Quand on parle de « nouvelles technologies », il faut réaliser que ce sont des personnes qui n’ont aucune formation, donc il faut penser à les former et à les accompagner
C’est à la mode aujourd’hui de dire que l’on fait la promotion de la femme et des jeunes, parce qu’on sait que ces catégories sont l’avenir de l’Afrique. Mais la plupart des propositions semblent être du remplissage, on peut se demander s’ils y croient réellement. En termes de propositions concrètes, Idrissa Seck propose d’utiliser les nouvelles technologies pour la transformation du poisson, Madické Niang parle d’un gouvernement paritaire « dans la mesure du possible », le président sortant Monsieur Sall parle de la Délégation générale à l’entreprenariat rapide des femmes et des jeunes (DER) qui est censée accompagner les jeunes et les femmes surtout. Il faut rappeler que c’est un prêt, avec beaucoup de suivi derrière. Face à ces propositions, je dirais qu’il y a encore énormément de choses à faire dans la prise en compte des femmes. »
La proposition du candidat Idrissa Seck : Utiliser les nouvelles technologies pour la transformation
« Si c’est juste dans ce domaine je me dis qu’il n’y aura pas un véritable impact, il faut que cela soit plus large, il faut donner une nouvelle façon de voir et une nouvelle éducation à toutes les jeunes filles. »

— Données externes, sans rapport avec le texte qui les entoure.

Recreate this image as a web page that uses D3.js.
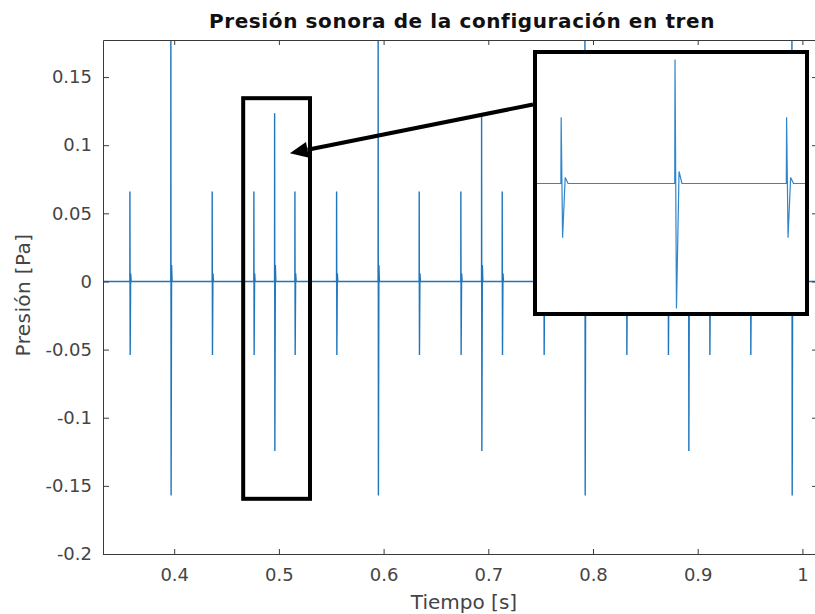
<!doctype html>
<html>
<head>
<meta charset="UTF-8" />
<title>Presión sonora</title>
<script src="https://d3js.org/d3.v7.min.js"></script>
<style>
  body { margin: 0; background: #fff; }
  text { font-family: "DejaVu Sans", sans-serif; }
</style>
</head>
<body>
<div id="chart"></div>
<script>

// pulse times [s]
const spikeTimes = [0.3577, 0.3968, 0.4363, 0.4761, 0.4959, 0.5153, 0.5551, 0.5948, 0.6340, 0.6738,
                    0.6936, 0.7133, 0.7531, 0.7923, 0.8321, 0.8718, 0.8913, 0.9114, 0.9505, 0.9900];
// peak / trough / after-ringing of each pulse [Pa]
const spikePeaks   = [0.066, 0.19, 0.066, 0.066, 0.1235, 0.066, 0.066, 0.19, 0.066, 0.066,
                      0.1235, 0.066, 0.066, 0.19, 0.066, 0.066, 0.1235, 0.066, 0.066, 0.19];
const spikeTroughs = [-0.054, -0.157, -0.054, -0.054, -0.1245, -0.054, -0.054, -0.157, -0.054, -0.054,
                      -0.1245, -0.054, -0.054, -0.157, -0.054, -0.054, -0.1245, -0.054, -0.054, -0.157];
const spikeRings   = [0.006, 0.012, 0.006, 0.006, 0.012, 0.006, 0.006, 0.012, 0.006, 0.006,
                      0.012, 0.006, 0.006, 0.012, 0.006, 0.006, 0.012, 0.006, 0.006, 0.012];

const xTicks = [0.4, 0.5, 0.6, 0.7, 0.8, 0.9, 1];
const xTickLabels = ["0.4", "0.5", "0.6", "0.7", "0.8", "0.9", "1"];
const yTicks = [-0.2, -0.15, -0.1, -0.05, 0, 0.05, 0.1, 0.15];
const yTickLabels = ["-0.2", "-0.15", "-0.1", "-0.05", "0", "0.05", "0.1", "0.15"];

// zoom window marked on the main axes (data units)
const zoomT = [0.4659, 0.5297];
const zoomP = [-0.1595, 0.1345];
// where the arrow points (data units)
const arrowTarget = [0.5105, 0.094];

const width = 815, height = 614;
const marginLeft = 103, plotRight = 818, marginTop = 40, plotBottom = 554;

// build the signal: flat line with one pulse shape per time
const signal = [[0.30, 0]];
spikeTimes.forEach((t, i) => {
  signal.push([t - 0.00005, 0]);
  signal.push([t, spikePeaks[i]]);
  signal.push([t + 0.00025, spikeTroughs[i]]);
  signal.push([t + 0.0007, spikeRings[i]]);
  signal.push([t + 0.0012, 0]);
});
signal.push([1.05, 0]);

const x = d3.scaleLinear().domain([0.332, 1.0149]).range([marginLeft, plotRight]);
const y = d3.scaleLinear().domain([-0.2, 0.1772]).range([plotBottom, marginTop]);

const svg = d3.select("#chart").append("svg")
    .attr("width", width)
    .attr("height", height);

svg.append("rect").attr("width", width).attr("height", height).attr("fill", "#fff");

const defs = svg.append("defs");
defs.append("clipPath").attr("id", "plotclip")
  .append("rect")
    .attr("x", marginLeft).attr("y", marginTop)
    .attr("width", plotRight - marginLeft).attr("height", plotBottom - marginTop);

// signal
svg.append("path")
    .datum(signal)
    .attr("clip-path", "url(#plotclip)")
    .attr("fill", "none")
    .attr("stroke", "#1f76bd")
    .attr("stroke-width", 1.4)
    .attr("d", d3.line().x(d => x(d[0])).y(d => y(d[1])));

// axes, matlab style ticks inside
const axisColor = "#3a3a3a";
function styleAxis(g) {
  g.select(".domain").attr("stroke", axisColor);
  g.selectAll(".tick line").attr("stroke", axisColor);
  g.selectAll(".tick text").attr("fill", "#454545").style("font-size", "18px")
    .style("font-family", "'DejaVu Sans', sans-serif");
}

svg.append("g")
    .attr("transform", `translate(0,${plotBottom})`)
    .call(d3.axisBottom(x).tickValues(xTicks).tickSizeInner(-5).tickSizeOuter(0)
      .tickPadding(14).tickFormat((d, i) => xTickLabels[i]))
    .call(styleAxis);

svg.append("g")
    .attr("transform", `translate(0,${marginTop})`)
    .call(d3.axisTop(x).tickValues(xTicks).tickSizeInner(-5).tickSizeOuter(0).tickFormat(""))
    .call(styleAxis);

svg.append("g")
    .attr("transform", `translate(${marginLeft},0)`)
    .call(d3.axisLeft(y).tickValues(yTicks).tickSizeInner(-6).tickSizeOuter(0)
      .tickPadding(11).tickFormat((d, i) => yTickLabels[i]))
    .call(styleAxis);

svg.append("g")
    .attr("transform", `translate(${plotRight},0)`)
    .call(d3.axisRight(y).tickValues(yTicks).tickSizeInner(-6).tickSizeOuter(0).tickFormat(""))
    .call(styleAxis);

// titles
svg.append("text")
    .attr("x", 462).attr("y", 28)
    .attr("text-anchor", "middle")
    .style("font-size", "20px").style("font-weight", "bold")
    .style("letter-spacing", "0.6px")
    .attr("fill", "#111")
    .text("Presión sonora de la configuración en tren");

svg.append("text")
    .attr("x", 464).attr("y", 609)
    .attr("text-anchor", "middle")
    .style("font-size", "20px")
    .attr("fill", "#444")
    .text("Tiempo [s]");

svg.append("text")
    .attr("transform", `translate(30,295) rotate(-90)`)
    .attr("text-anchor", "middle")
    .style("font-size", "20px")
    .style("letter-spacing", "0.4px")
    .attr("fill", "#444")
    .text("Presión [Pa]");

// zoom window on the main plot
svg.append("rect")
    .attr("x", x(zoomT[0])).attr("y", y(zoomP[1]))
    .attr("width", x(zoomT[1]) - x(zoomT[0]))
    .attr("height", y(zoomP[0]) - y(zoomP[1]))
    .attr("fill", "none").attr("stroke", "#000").attr("stroke-width", 4);

// inset with the zoomed signal
const inset = {left: 537, right: 805, top: 54, bottom: 312};
const xi = d3.scaleLinear().domain([0.4719, 0.5185]).range([inset.left, inset.right]);
const yi = d3.scaleLinear().domain([-0.129, 0.130]).range([inset.bottom + 1, inset.top - 1]);

defs.append("clipPath").attr("id", "insetclip")
  .append("rect")
    .attr("x", inset.left).attr("y", inset.top)
    .attr("width", inset.right - inset.left).attr("height", inset.bottom - inset.top);

svg.append("rect")
    .attr("x", inset.left - 2).attr("y", inset.top - 2)
    .attr("width", inset.right - inset.left + 4).attr("height", inset.bottom - inset.top + 4)
    .attr("fill", "#fff");

svg.append("path")
    .datum(signal)
    .attr("clip-path", "url(#insetclip)")
    .attr("fill", "none")
    .attr("stroke", "#2f86cc")
    .attr("stroke-width", 1.2)
    .attr("d", d3.line().x(d => xi(d[0])).y(d => yi(d[1])));

svg.append("rect")
    .attr("x", inset.left - 2).attr("y", inset.top - 2)
    .attr("width", inset.right - inset.left + 4).attr("height", inset.bottom - inset.top + 4)
    .attr("fill", "none").attr("stroke", "#000").attr("stroke-width", 4);

// arrow from the inset to the pulse
const ax0 = inset.left - 4, ay0 = 104.5;
const ax1 = x(arrowTarget[0]), ay1 = y(arrowTarget[1]);
const ang = Math.atan2(ay1 - ay0, ax1 - ax0);
const headLen = 18, headHalf = 8;
const bx = ax1 - headLen * Math.cos(ang), by = ay1 - headLen * Math.sin(ang);

svg.append("line")
    .attr("x1", ax0).attr("y1", ay0).attr("x2", bx).attr("y2", by)
    .attr("stroke", "#000").attr("stroke-width", 4);

svg.append("polygon")
    .attr("points", [
      [ax1, ay1],
      [bx + headHalf * Math.sin(ang), by - headHalf * Math.cos(ang)],
      [bx - headHalf * Math.sin(ang), by + headHalf * Math.cos(ang)]
    ].map(p => p.join(",")).join(" "))
    .attr("fill", "#000");

</script>
</body>
</html>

« C’est dédié à une frange précise de la population. C’est par exemple pour nos mamans qui font du séchage. Dans le cadre de mon travail, j’ai découvert des techniques qui permettaient d’utiliser des fours artisanaux, de transformer le poisson en poisson fumé tout en protégeant la santé des femmes. C’est important aussi de voir comment on peut changer cela et de prendre en compte les différentes étapes qu’il y a entre la proposition, la réalisation, la formation et l’exécution. Car, quand on parle de « nouvelles technologies », il faut réaliser que ce sont des personnes qui n’ont aucune formation, donc il faut penser à les former et à les accompagner. Si c’est juste pour ce domaine je me dis qu’il n’y aura pas un véritable impact, mais il faut que ça soit plus large et que ça commence très tôt, il faut donner une nouvelle façon de voir et une nouvelle éducation à toutes les jeunes filles. »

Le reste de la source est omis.